Characteristics: Take a look at the thing you're interacting with from the point of view that it symbolizes something that has meaning for you. For example, if I dream about following a frog around I'd think about frogs. Do they represent the natural world to me, or do I see them as aimless hoppers? Are they foot-loose and fancy free or merely without an anchor? As creatures that go through readily identifiable stages—egg, tadpole, etc. —do they represent changes I'm going through? Do I expect frogs to turn into princes?

Its Action: Is this creature or thing that I'm interacting with purposeful? If so, what is its purpose? In the case of the frog example, is it leading me somewhere or trying to get away from me? Does it have a reason for its action? If it doesn't, could I imagine one for it?

My action: What does my response to the thing say about my state of mind? Okay—I'm following this frog around. Am I being led by something irrational, perhaps? Or is it rather that I'm following a natural force?

Outcome: Do I get somewhere, following this frog? Did my dream ego react in the same way that waking life me would have reacted? How are we the same, how are we different? Am I happy or frustrated? Does anything surprise me?

Above all, dream work is a quest. If you're willing to take the time to look at your dreams you'll discover your own inner treasure, the philosopher's gold.

Sunday, April 17, 2016

Kiss of Death


This dream struck me as macabre, and I hesitated to foist it upon you, dear reader. But, as so often is the case, I discovered as I worked on the dream that it had a helpful message.
The Dream: I am kissing my husband. He looks old, like an aged Clint Eastwood. As I awakened I was thinking of a cafe, with all the patrons' faces showing their mortality, like a roomful of living skulls.

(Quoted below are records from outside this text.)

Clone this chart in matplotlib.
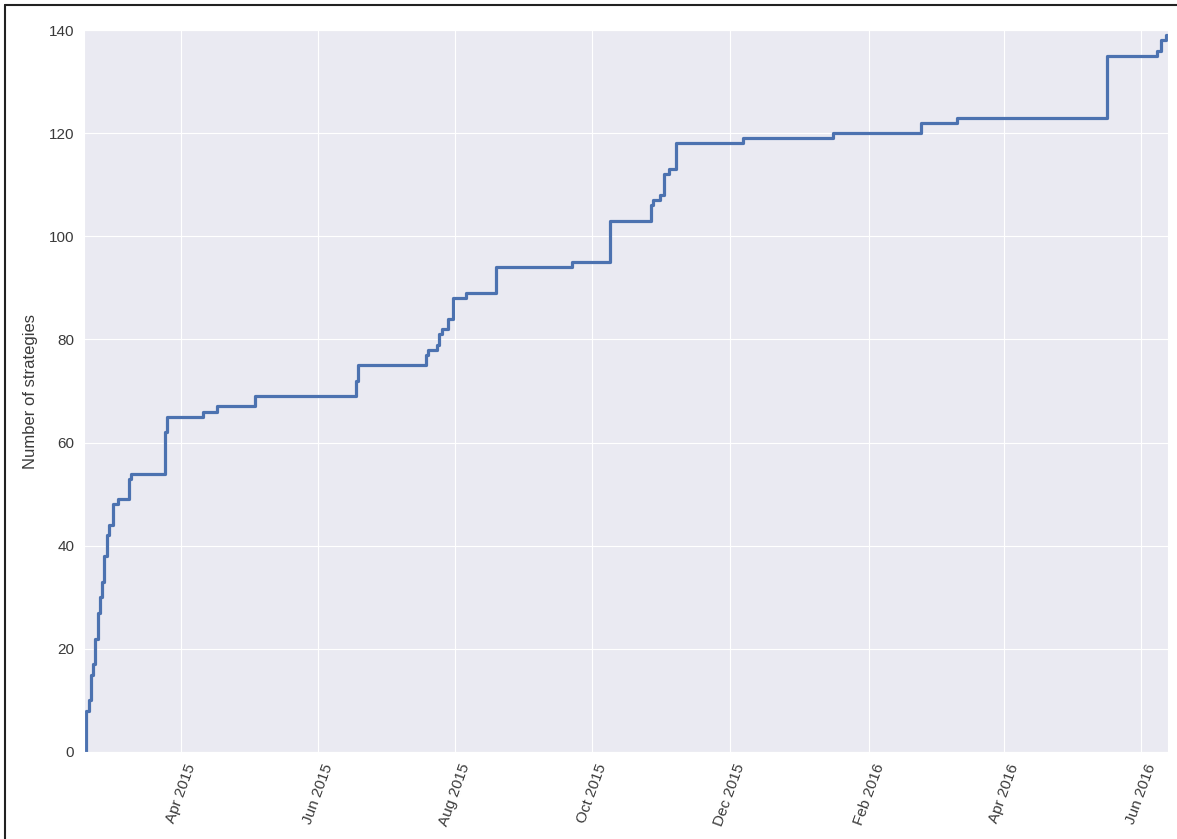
import numpy as np
import pandas as pd
import matplotlib
matplotlib.use('Agg')
import matplotlib.pyplot as plt
import matplotlib.dates as mdates
from matplotlib.lines import Line2D
import seaborn as sns

# dates where the cumulative count changes, and the count after the change
dates = ['2015-02-17', '2015-02-18', '2015-02-19', '2015-02-20', '2015-02-21',
         '2015-02-22', '2015-02-23', '2015-02-24', '2015-02-25', '2015-02-26',
         '2015-02-27', '2015-02-28', '2015-03-02', '2015-03-04', '2015-03-09',
         '2015-03-10', '2015-03-25', '2015-03-26', '2015-04-11', '2015-04-17',
         '2015-05-04', '2015-06-18', '2015-06-19', '2015-07-19', '2015-07-20',
         '2015-07-24', '2015-07-25', '2015-07-26', '2015-07-29', '2015-07-31',
         '2015-08-06', '2015-08-19', '2015-09-22', '2015-10-09', '2015-10-27',
         '2015-10-28', '2015-10-31', '2015-11-02', '2015-11-04', '2015-11-07',
         '2015-12-07', '2016-01-16', '2016-02-24', '2016-03-11', '2016-05-17',
         '2016-06-08', '2016-06-10', '2016-06-12', '2016-06-13']
counts = [0, 8, 10, 15, 17,
          22, 27, 30, 33, 38,
          42, 44, 48, 49, 53,
          54, 62, 65, 66, 67,
          69, 72, 75, 77, 78,
          79, 81, 82, 84, 88,
          89, 94, 95, 103, 106,
          107, 108, 112, 113, 118,
          119, 120, 122, 123, 135,
          136, 138, 139, 139]

sns.set_style('darkgrid', {'grid.linewidth': 1.4})
plt.rcParams['font.family'] = ['Liberation Sans', 'DejaVu Sans']

x = pd.to_datetime(dates)

fig = plt.figure(figsize=(11.77, 8.39), dpi=100)
ax = fig.add_axes([0.0714, 0.1037, 0.921, 0.8605])
ax.step(x, counts, where='post', color='#4C72B0', linewidth=2.3)

ax.set_xlim(x[0], x[-1])
ax.set_ylim(0, 140)
ax.set_yticks(np.arange(0, 141, 20))
ax.xaxis.set_major_locator(mdates.MonthLocator(bymonth=(2, 4, 6, 8, 10, 12)))
ax.xaxis.set_major_formatter(mdates.DateFormatter('%b %Y'))
plt.setp(ax.get_xticklabels(), rotation=70, ha='center', fontsize=11, color='#3a3a3a')
plt.setp(ax.get_yticklabels(), fontsize=11, color='#3a3a3a')
ax.set_ylabel('Number of strategies', fontsize=12, color='#3a3a3a', labelpad=8)

# frame around the picture (only top and left visible in the original)
fig.add_artist(Line2D([5 / 1177, 1], [1 - 5 / 839, 1 - 5 / 839], transform=fig.transFigure,
                      color='#222222', linewidth=1.5))
fig.add_artist(Line2D([5 / 1177, 5 / 1177], [0, 1 - 5 / 839], transform=fig.transFigure,
                      color='#222222', linewidth=1.5))

fig.savefig('out.png', dpi=100)
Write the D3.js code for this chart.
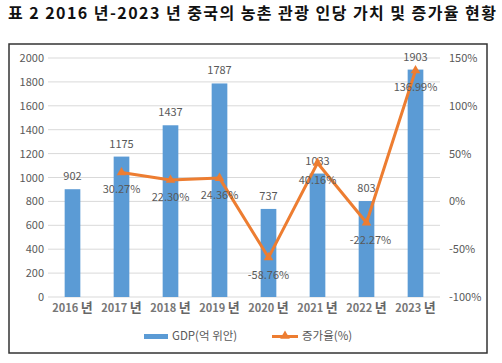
<!DOCTYPE html>
<html><head><meta charset="utf-8">
<script src="https://cdn.jsdelivr.net/npm/d3@7"></script>
<style>body{margin:0;background:#fff;} svg{display:block;}</style>
</head><body>
<svg id="c" width="502" height="363"></svg>
<script>
const title = "표 2 2016 년-2023 년 중국의 농촌 관광 인당 가치 및 증가율 현황";
const years = ["2016","2017","2018","2019","2020","2021","2022","2023"];
const gdp = [902,1175,1437,1787,737,1033,803,1903];
const growth = [null,30.27,22.30,24.36,-58.76,40.16,-22.27,136.99];
const leftTicks = [0,200,400,600,800,1000,1200,1400,1600,1800,2000];
const rightTicks = [-100,-50,0,50,100,150];
const seriesNames = ["GDP(억 위안)","증가율(%)"];

const svg = d3.select("#c");
const font = "'Noto Sans CJK KR','Noto Sans',sans-serif";
const blue = "#5B9BD5", orange = "#ED7D31", gray = "#595959";

svg.append("text").attr("x",8).attr("y",19).attr("font-family",font)
  .attr("font-size",16).attr("font-weight","bold").attr("fill","#111")
  .attr("textLength",488).attr("lengthAdjust","spacing").text(title);

svg.append("rect").attr("x",9).attr("y",44).attr("width",478).attr("height",309)
  .attr("fill","none").attr("stroke","#333").attr("stroke-width",1.5);

const x0 = 48, x1 = 440, yTop = 58, yBot = 297;
const x = d3.scaleBand().domain(years).range([x0,x1]).paddingInner(0.68).paddingOuter(0.34);
const y = d3.scaleLinear().domain([0,2000]).range([yBot,yTop]);
const y2 = d3.scaleLinear().domain([-100,150]).range([yBot,yTop]);

// gridlines
svg.append("g").selectAll("line").data(leftTicks).join("line")
  .attr("x1",x0).attr("x2",x1).attr("y1",d=>y(d)).attr("y2",d=>y(d))
  .attr("stroke","#d9d9d9").attr("stroke-width",1);

// left axis
const la = svg.append("g").attr("transform",`translate(${x0-4},0)`)
  .call(d3.axisLeft(y).tickValues(leftTicks).tickSize(0).tickPadding(0).tickFormat(d=>String(d)));
la.select(".domain").remove();
la.selectAll("text").attr("font-family",font).attr("font-size",11).attr("fill",gray);

// right axis
const ra = svg.append("g").attr("transform",`translate(${x1+9},0)`)
  .call(d3.axisRight(y2).tickValues(rightTicks).tickSize(0).tickPadding(0).tickFormat(d=>d+"%"));
ra.select(".domain").remove();
ra.selectAll("text").attr("font-family",font).attr("font-size",11).attr("fill",gray);

// bars
svg.append("g").selectAll("rect").data(years).join("rect")
  .attr("x",d=>x(d)).attr("width",x.bandwidth())
  .attr("y",(d,i)=>y(gdp[i])).attr("height",(d,i)=>yBot-y(gdp[i]))
  .attr("fill",blue);

// x axis labels
const xa = svg.append("g").attr("transform",`translate(0,${yBot+8})`)
  .call(d3.axisBottom(x).tickSize(0).tickPadding(0).tickFormat(d=>d));
xa.select(".domain").remove();
xa.selectAll("text").text(null).attr("font-family",font).attr("fill","#777").attr("font-weight","bold")
  .each(function(d){
    const t = d3.select(this);
    t.append("tspan").attr("font-size",11).text(d+" ");
    t.append("tspan").attr("font-size",13).attr("fill","#666").text("년");
  });

// bar value labels
svg.append("g").selectAll("text").data(years).join("text")
  .attr("x",d=>x(d)+x.bandwidth()/2).attr("y",(d,i)=>y(gdp[i])-9)
  .attr("text-anchor","middle").attr("font-family",font).attr("font-size",11).attr("fill",gray)
  .text((d,i)=>gdp[i]);

// line
const pts = years.map((d,i)=>({d,v:growth[i]})).filter(p=>p.v!==null);
const cx = d=>x(d)+x.bandwidth()/2;
svg.append("path").datum(pts)
  .attr("d",d3.line().x(p=>cx(p.d)).y(p=>y2(p.v)))
  .attr("fill","none").attr("stroke",orange).attr("stroke-width",3).attr("stroke-linejoin","round");
const tri = d3.symbol().type(d3.symbolTriangle).size(40);
svg.append("g").selectAll("path").data(pts).join("path")
  .attr("transform",p=>`translate(${cx(p.d)},${y2(p.v)})`).attr("d",tri).attr("fill",orange);

// line labels
svg.append("g").selectAll("text").data(pts).join("text")
  .attr("x",p=>cx(p.d)+(p.d==="2022"?4:0)).attr("y",p=>y2(p.v)+21)
  .attr("text-anchor","middle").attr("font-family",font).attr("font-size",11).attr("fill",gray)
  .text(p=>p.v.toFixed(2)+"%");

// legend
const lg = svg.append("g");
lg.append("rect").attr("x",144).attr("y",334).attr("width",24).attr("height",5).attr("fill",blue);
lg.append("text").attr("x",172).attr("y",340).attr("font-family",font).attr("font-size",11.5).attr("fill",gray).text(seriesNames[0]);
lg.append("line").attr("x1",272).attr("x2",298).attr("y1",336.5).attr("y2",336.5).attr("stroke",orange).attr("stroke-width",3);
lg.append("path").attr("transform","translate(285,336)").attr("d",tri).attr("fill",orange);
lg.append("text").attr("x",302).attr("y",340).attr("font-family",font).attr("font-size",11.5).attr("fill",gray).text(seriesNames[1]);
</script>
</body></html>
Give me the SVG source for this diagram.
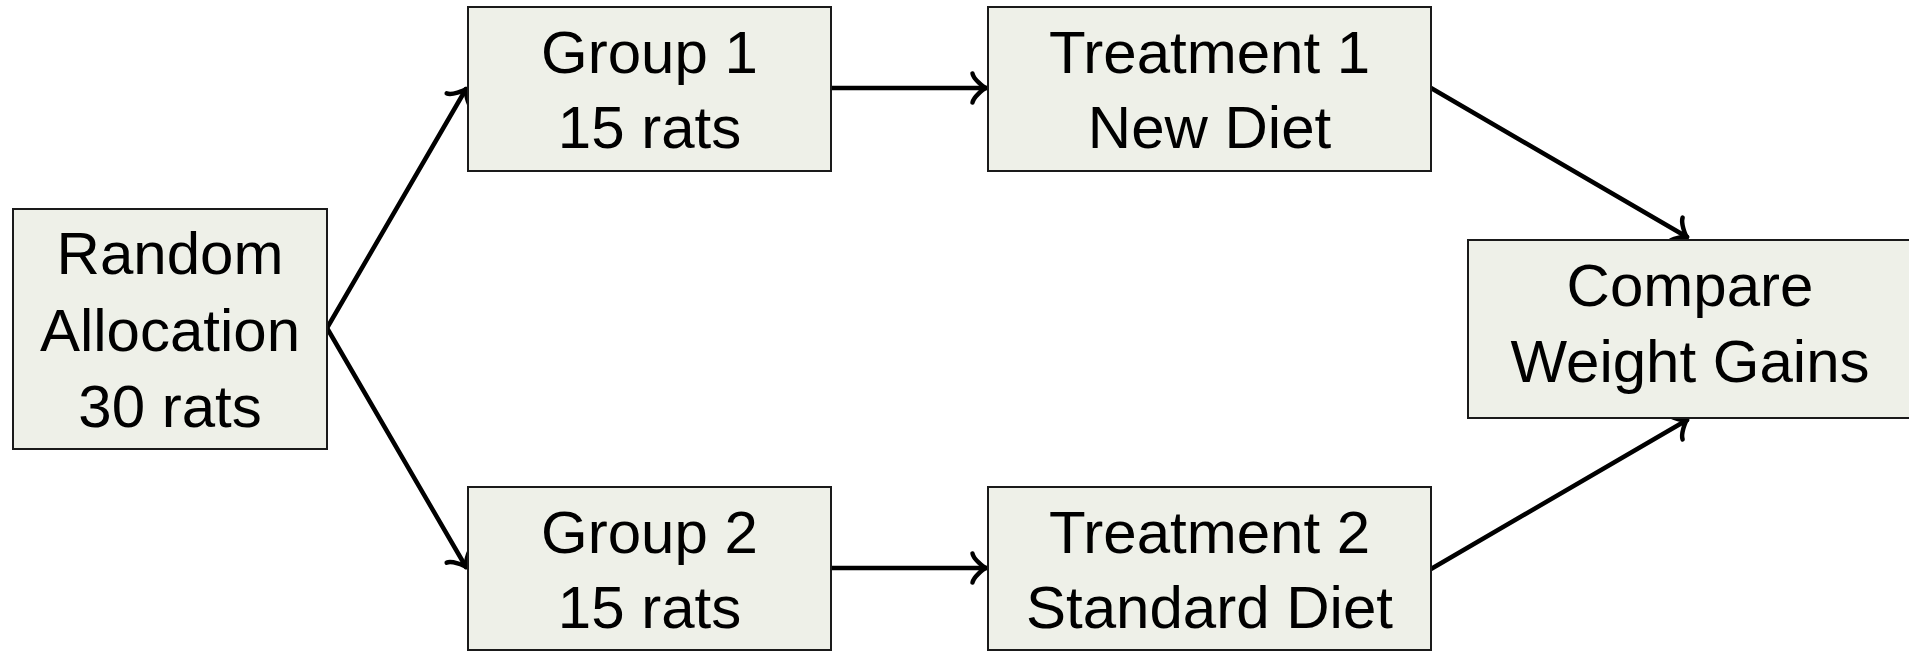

Interpretation: As what Jung called my animus, my husband stands for the part of me that goes forth with energy and purpose into the world. As time goes on, this part of me diminishes; will it die? And what about my absolute mortality, the one we all share? In a sense we are all living skulls. These ideas felt very negative and off-putting, to say the least.

But as I worked on the illustration, one part of me was thinking of the idiotic things we humans waste our time on, and I began to have the realization that a sense of mortality might encourage me to look at my life's purpose and to focus on what's important. A little prayer popped into my head,
 Thank you for my time on Earth. Help me to use it wisely.
 This prayer felt like a gift.

Sunday, April 10, 2016

A Walk Through the Past


Sometimes it seems as if a dream evokes our distant past, when our potential lay buried deep within our ancestors. The Dream: I am walking through a European city and see sections of town that have facades from prehistoric times. I'm intrigued by this and sorry we don't have this sort of antiquity in America. Then I think, “Perhaps we do.”

Interpretation: This dream was triggered by a talk with a friend about ancient goddesses. The dream got me to thinking about our links to the past. For women, mitochondrial DNA from our mothers stretches back unchanged into distant antiquity and provides a link with our ancestors who, through us, live in modernity.

Sunday, April 3, 2016

It's All in My Head


Sometimes it seems as if the unconscious is our private cheering squad, trying to tell us the things we need to know. It helps a lot if we learn to pay attention.
The Dream: A man tells me that his shrink thinks his sexual difficulties are all psychological. He resists the idea, but I say, “Maybe they are.”

Interpretation: I thought this little dream was meaningless until I applied it to my life situation. In this case, sex (libido, the life force) stands in for life. My life at the moment feels very tense due to my anxiety over some medical tests and the 10 people that are coming to dinner later. But actually—nothing is wrong at the moment except my own anxiety. All my worries are in my head, and they are making my enjoyment of life impossible.